Ciò che ha sempre affascinato ed affascina l’autore è, in particolare, anche l’emergere della “vera” Verità all’interno delle varie realtà che ognuno di noi si autoconvince e vive poi come la “Vera Realtà”. Talora però, sottolinea il regista, la Verità si scopre quando è ormai troppo tardi. Il dolore e la solitudine non riescono ad abbattere le barriere erette dal pudore dei sentimenti, delle emozioni e da quell’amore inespresso che padre e figlia non sono, da soli, in grado di superare. Se solo fossero riusciti a parlarsi, ad aprirsi prima! Non è facile essere padri oggi, ci dice Egoyan.

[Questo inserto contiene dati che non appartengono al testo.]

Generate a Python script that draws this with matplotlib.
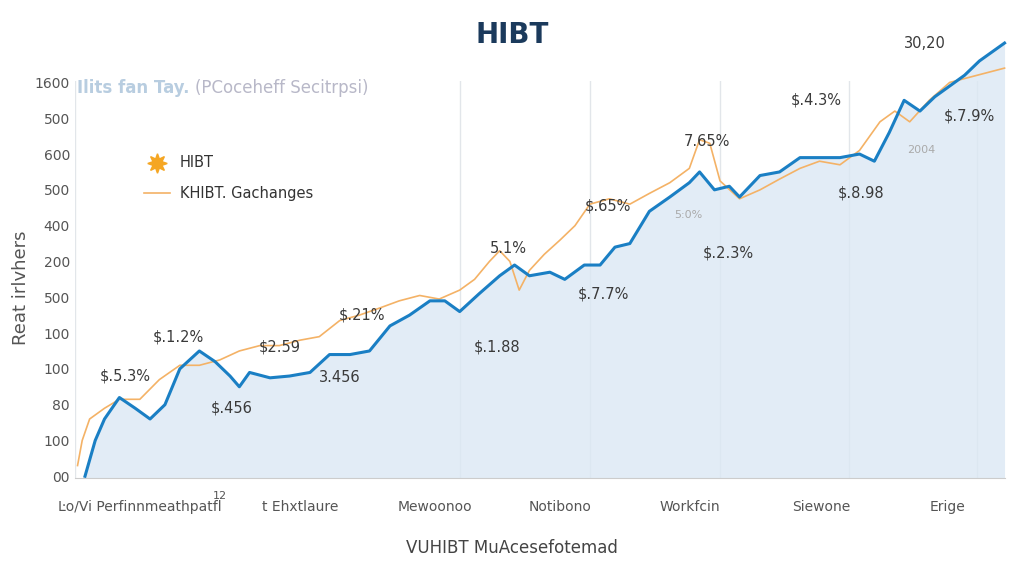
import matplotlib.pyplot as plt
import numpy as np

ytick_labels = ["00", "100", "80", "100", "100", "500", "200", "400", "500", "600", "500", "1600"]
xtick_labels = ["Ŀo/Vi Perfinnmeathpatfl", "t Ehxtlaure", "Mewoonoo", "Notibono", "Workfcin", "Siewone", "Erige"]
xtick_pos = [7.0, 24.2, 38.7, 52.2, 66.1, 80.3, 93.9]
xgrid_pos = [0, 41.4, 55.4, 69.4, 83.3, 97.0]

blue_x = [1.1, 2.2, 3.2, 4.8, 6.5, 8.1, 9.7, 11.3, 13.4, 15.1, 16.7, 17.7, 18.8, 21.0, 23.1, 25.3, 27.4,
          29.6, 31.7, 33.9, 36.0, 38.2, 39.8, 41.4, 43.5, 45.7, 47.3, 48.9, 51.1, 52.7, 54.8, 56.5, 58.1,
          59.7, 61.8, 64.0, 66.1, 67.2, 68.8, 70.4, 71.5, 73.7, 75.8, 78.0, 80.1, 82.3, 84.4, 86.0, 87.6,
          89.2, 90.9, 92.5, 94.1, 95.7, 97.3, 100.0]
blue_y = [0.0, 1.0, 1.6, 2.2, 1.9, 1.6, 2.0, 3.0, 3.5, 3.2, 2.8, 2.5, 2.9, 2.75, 2.8, 2.9, 3.4, 3.4,
          3.5, 4.2, 4.5, 4.9, 4.9, 4.6, 5.1, 5.6, 5.9, 5.6, 5.7, 5.5, 5.9, 5.9, 6.4, 6.5, 7.4, 7.8, 8.2,
          8.5, 8.0, 8.1, 7.8, 8.4, 8.5, 8.9, 8.9, 8.9, 9.0, 8.8, 9.6, 10.5, 10.2, 10.6, 10.9, 11.2, 11.6, 12.1]

orange_x = [0.3, 0.8, 1.6, 3.2, 4.8, 7.0, 9.1, 11.3, 13.4, 15.6, 17.7, 19.9, 22.0, 24.2, 26.3, 28.5,
            30.6, 32.8, 34.9, 37.1, 39.2, 41.4, 43.0, 44.6, 45.7, 46.8, 47.8, 48.9, 50.5, 52.2, 53.8,
            55.4, 57.5, 59.7, 61.8, 64.0, 66.1, 67.2, 68.3, 69.4, 71.5, 73.7, 75.8, 78.0, 80.1, 82.3,
            84.4, 86.6, 88.2, 89.8, 91.9, 94.1, 100.0]
orange_y = [0.3, 1.0, 1.6, 1.9, 2.15, 2.15, 2.7, 3.1, 3.1, 3.25, 3.5, 3.65, 3.65, 3.8, 3.9, 4.35,
            4.5, 4.7, 4.9, 5.05, 4.95, 5.2, 5.5, 6.0, 6.3, 6.0, 5.2, 5.75, 6.2, 6.6, 7.0, 7.6, 7.75,
            7.6, 7.9, 8.2, 8.6, 9.4, 9.3, 8.25, 7.75, 8.0, 8.3, 8.6, 8.8, 8.7, 9.1, 9.9, 10.2, 9.9,
            10.5, 11.0, 11.4]

ann_text = ["$.5.3%", "$.1.2%", "$.456", "$2.59", "3.456", "$.21%", "$.1.88", "5.1%", "$.7.7%",
            "$.65%", "7.65%", "$.2.3%", "$.4.3%", "$.8.98", "$.7.9%", "30,20", "2004", "5:0%"]
ann_x = [5.4, 11.1, 16.9, 22.0, 28.5, 30.9, 45.4, 46.6, 56.9, 57.3, 68.0, 70.3, 79.8, 84.6, 96.2, 91.4, 91.0, 66.0]
ann_y = [2.8, 3.9, 1.9, 3.6, 2.75, 4.5, 3.6, 6.35, 5.1, 7.55, 9.35, 6.25, 10.5, 7.9, 10.05, 12.1, 9.1, 7.3]

fig = plt.figure(figsize=(10.24, 5.76), dpi=100)
ax = fig.add_axes([0.073, 0.17, 0.908, 0.69])
ax.set_xlim(0, 100)
ax.set_ylim(-0.05, 11.05)

ax.fill_between(blue_x, blue_y, -0.05, color="#dbe8f4", alpha=0.8, lw=0, clip_on=False)
ax.plot(orange_x, orange_y, color="#f4b266", lw=1.2, clip_on=False, label="KHIBT. Gachanges")
ax.plot(blue_x, blue_y, color="#1a7fc4", lw=2.2, clip_on=False)

for t, x, y in zip(ann_text, ann_x, ann_y):
    c = "#aaaaaa" if t in ("2004", "5:0%") else "#3a3a3a"
    fs = 8 if c == "#aaaaaa" else 10.5
    ax.text(x, y, t, ha="center", va="center", fontsize=fs, color=c, clip_on=False)

ax.set_yticks(range(len(ytick_labels)))
ax.set_yticklabels(ytick_labels)
ax.set_xticks(xtick_pos)
ax.set_xticklabels(xtick_labels)
ax.tick_params(length=0, labelsize=10, colors="#555555")
ax.tick_params(axis="x", pad=16)
for xg in xgrid_pos:
    ax.axvline(xg, color="#e2e6ea", lw=1, zorder=0)
for s in ["top", "right", "left"]:
    ax.spines[s].set_visible(False)
ax.spines["bottom"].set_color("#cccccc")
ax.text(15.6, -0.4, "12", fontsize=8, color="#555555", ha="center", va="top")

ax.plot([8.8], [8.75], marker=(8, 1, 0), ms=14, color="#f5a623", ls="none", label="HIBT")
ax.text(11.3, 8.75, "HIBT", fontsize=10.5, color="#333333", va="center")
ax.plot([7.5, 10.2], [7.9, 7.9], color="#f4b266", lw=1.2)
ax.text(11.3, 7.9, "KHIBT. Gachanges", fontsize=10.5, color="#333333", va="center")

fig.text(0.5, 0.94, "HIBT", fontsize=20, fontweight="bold", color="#1b3a5c", ha="center", va="center")
fig.text(0.075, 0.848, "Ilits fan Tay.", fontsize=12, fontweight="bold", color="#b8cde0", va="center")
fig.text(0.19, 0.848, "(PCoceheff Secitrpsi)", fontsize=12, color="#b8b8c8", va="center")
fig.text(0.012, 0.5, "Reat irlvhers", fontsize=13, color="#555555", rotation=90, va="center")
fig.text(0.5, 0.04, "VUHIBT MuAcesefotemad", fontsize=12, color="#444444", ha="center")

fig.savefig("out.png")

Spesso, secondo il regista, il legame di amore può essere così forte ed inesprimibile da arrivare ad essere schiacciante e deviante fino a generare equivoci tragici ed irreparabili.
Egoyan è bravo, in un’alternanza fluida fra passato e presente a disvelarci nel flusso dei ricordi la realtà del quotidiano vivere, la solitudine, l’affetto inespresso, il vuoto affettivo mai anestetizzato o cicatrizzato che ha inciso la vita dei due protagonisti. Il lento rivelarsi della Verità e dei segreti equivoci. Guest of Honour è un film autoriale profondo, inquietante ed intrigante che cattura lo spettatore tenendolo sospeso nei vortici emotivi che si dispiegano progressivamente. Dove, come e quando ci si riesce a riconciliare? è l’interrogativo che il regista lascia aperto per le nostre riflessioni di spettatori.
Un film autoriale come detto, assistito dall’ottima interpretazione della rivelazione De Oliveira, bella, giovane, brava ed intensa e soprattutto da un eccezionale tragico e straniato Thewlis. Un film non certo facile e non certo banale, dinamico e leggero; un film che invece fa riflettere e che si può anche riuscire ad apprezzare pur senza essere tra i migliori ed i più originali dell’autore.